The paper covers appropriate content of a code, administration, governance, monitoring and enforcement of codes and ASIC’s approval and relief process.

However, membership of a code should not be seen as an easy option for compliance, ASIC commissioner Peter Kell said.

“Obviating the need for opt-in via subscribing to a code does not mean financial advisers will suddenly have no responsibility or obligations in this area.

“We expect codes will contain provisions that require members to have active obligations towards their clients that will achieve the same outcome as the opt-in requirement intends to achieve.
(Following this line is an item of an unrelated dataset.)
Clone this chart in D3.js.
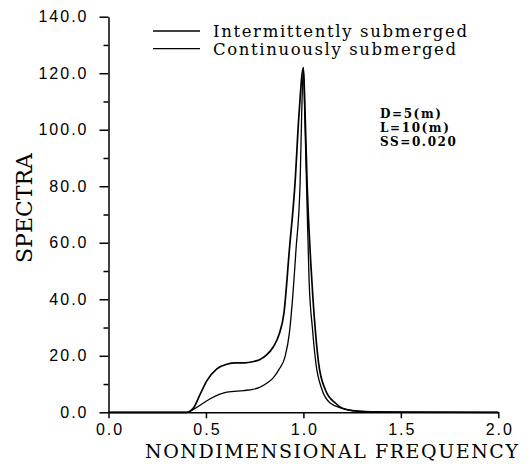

That is, prevent disengaged clients from paying ongoing advice fees for services of little or no value.”

In addition, ASIC would take a facilitative approach during the first 12 months of the FOFA reforms from 1 July 2013.

“ASIC recognises in a number of areas that FOFA will require businesses to undertake major work so that IT systems and compliance requirements are in place for the new regime,” Mr Kell said.

“Our aim is to smooth the path of FOFA implementation for financial services firms.”

ASIC will consider applications for approval of a FOFA code once final policy is published in RG 183.

It will take ASIC months rather than weeks to assess a code, noting that unless a licensee opts-in to the FOFA regime before 1 July 2013, the earlier date an adviser would need to comply with the opt-in requirement or join an approved code is 1 July 2015.

Submissions to CP 191 close on 3 December 2012.

The FPA will be providing a separate full submission on the paper, including member feedback in response to CP 191.

The industry association announced proposed revisions to its Code of Professional Practice yesterday in order to evolve the professional standards of members in line with FOFA and ASIC’s CP 191.

“The modifications we are proposing will ensure that the code is the full solution for financial planners and their clients, while standing the test of time long after the FOFA reforms are a distant memory,” FPA general manager policy and standards Dante De Gori said.

The FPA Code of Professional Practice consultation period ends on 30 November.